Broken return spring in brake master cylinder. Overall master cylinder reconditioning and replacement spring and soft-goods kit gave far better performance.
Blown head gasket. Believe this was due to running unleaded petrol when super is required.
Starter motor solenoid stuck when the engine was very hot. Replaced with a reconditioned starter motor. Problem is far less apparent.
Gear selector cable seized. Replaced with a new cable. New cable cost approximately $145.
Kick-down cable mount broke. Repaired existing one with wire.
Plastic engine temperature sensor lug broke. Bought a new sensor lug and replaced.
Engine temperature gauge and fuel gauge are intermittent.
Driver's seat frame broke. Replaced the seat with a second-hand seat.
The engine is reasonably powerful for its capacity and vintage.
The car does not handle extremely well. Even with new shockers it still tends to lurch around corners.

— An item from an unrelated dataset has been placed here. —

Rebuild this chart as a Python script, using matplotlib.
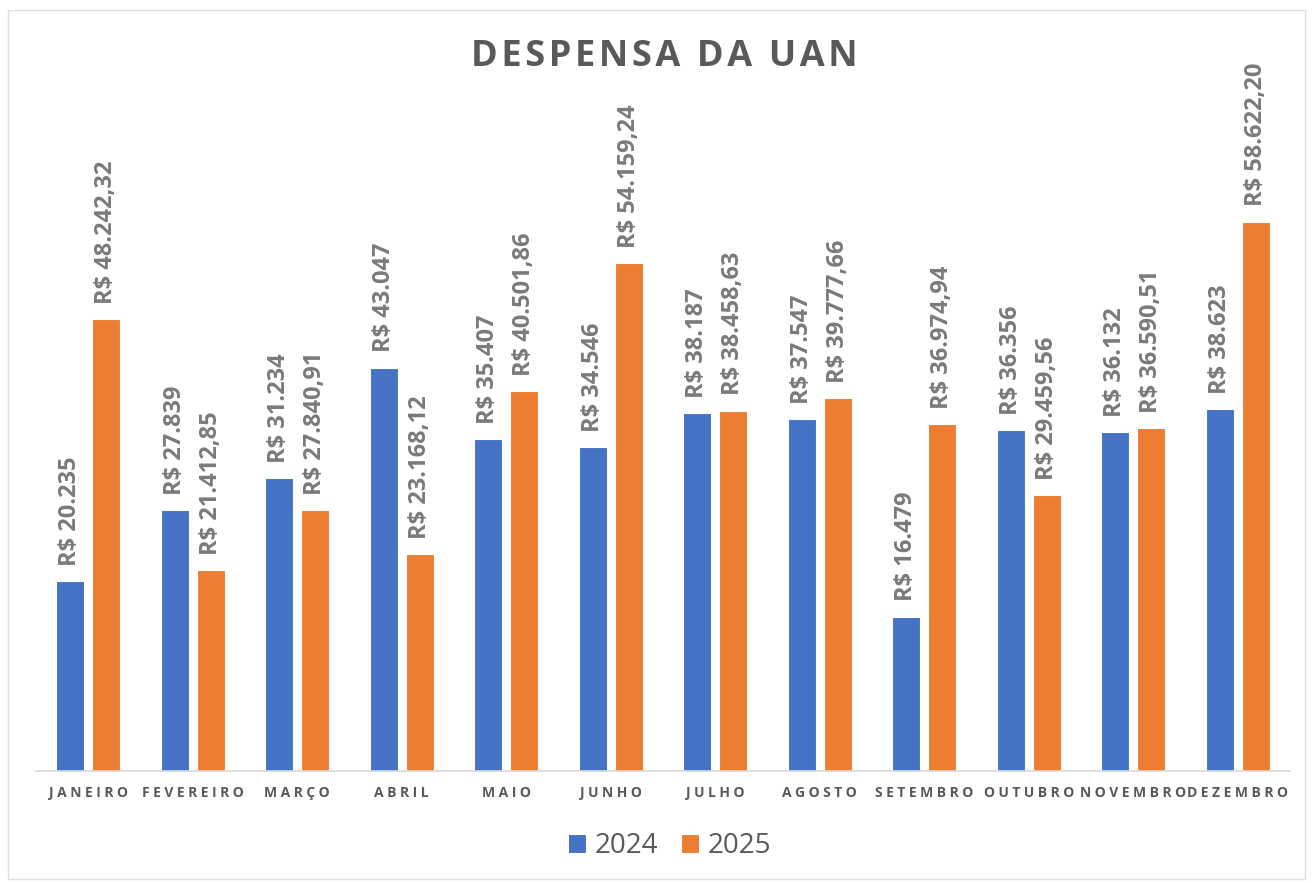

The car can perform well, but should not be considered a high performance car. It is an excellent commuters car, if all service requirements are met.
If this car is driven hard, it will cost a great deal more to maintain. It was not designed for hard driving.
It is very smooth on the highway, and has reasonable power for overtaking if the electronics are well maintained.
The car's braking is heavily reliant on the front brakes. Full metal brake pads overheat the discs causing them to warp and subsequently lose performance. Hybrid brake pads seem to work best. The auto-adjust mechanism of the rear brake drums seems unreliable. Adjusting these manually will enhance the overall braking of the car as doing so will reduce any "slack" which must be taken up between the rear shoes and drums, before the pressure can be exerted on the front discs by the pads. This is because the left rear brake drum and right front brake caliper are hydraulically linked. Likewise the right rear drum and left front caliper. I strongly recommend this procedure immediately prior to going on long trips.
This car has taught me the importance of regular maintenance and not letting problems go unchecked for too long. Problems left unattended will often lead to other, more expensive problems.
It is my experience that regular servicing is vital to maintain a good level of reliability of this model. Much of this servicing can be done yourself. Much of the necessary treatment comes down to common sense. Common sense is often gained via experience.